Spending time with my one friend left me emotionally off kilter last night and a so far most of today.  Her eldest child is getting married next month and the bridal shower is tomorrow.  Being currently unemployed, I have no money to buy a gift but I am already working on the wedding present (which won’t be ready for the wedding but I plan on giving it as a Christmas present since I knew I needed time to put it together).

I could have come up with a present for tomorrow on my own.  Actually, I already did.  But my friend decided to buy a gift for me to give.  Even planned on how it should look and what I should do and how to do it.  Didn’t ask me for my impute at all, except in paints.  I honestly thought it was a gift my friend was giving and just wanted my help.  No, it was supposed to be a gift from me.

To me, buying a gift for me to give to another adult is rude and tasteless and disrespectful to me and the person I’m giving the gift to.  It tells me I can’t be trusted to make a choice on my own so I have to be watched and have my hand held so I don’t go making decisions and choices my friend doesn’t agree with.

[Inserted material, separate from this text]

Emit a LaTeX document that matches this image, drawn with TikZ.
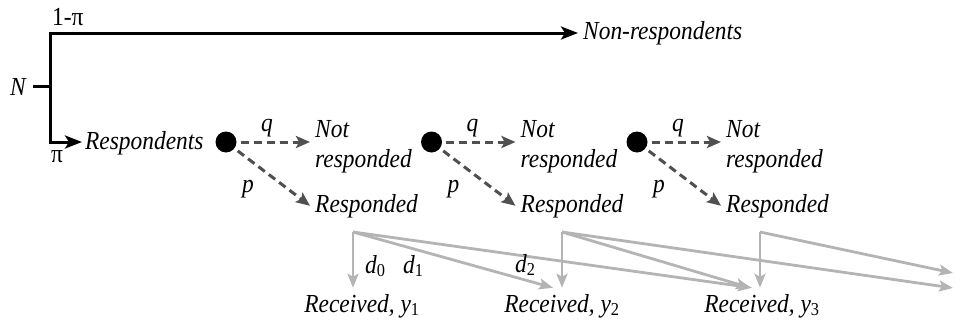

It’s like dealing with my mother all over again.  The lack of control.

Granted, I let my friend do this to me because I’ve learned it’s just easier to let others have their way than to stand up for myself.  So I was crying last night and have been in tears on and off today.  I also haven’t done anything on my to do list for today because I just needed time to myself and let myself have a day off.  I may still go for my walk but I may not.  I haven’t quite decided.

Hell, I even considered, seriously considered not going to the bridal shower.  The bride’s friend emailed me back (finally) and at least I don’t have to deal with my friend very much at the shower if I don’t want to.  Still have to figure out when I’m going to Mass since I can’t go at my usual time.

If nothing else, I’ll be baking cookies later.  And cookies are always good.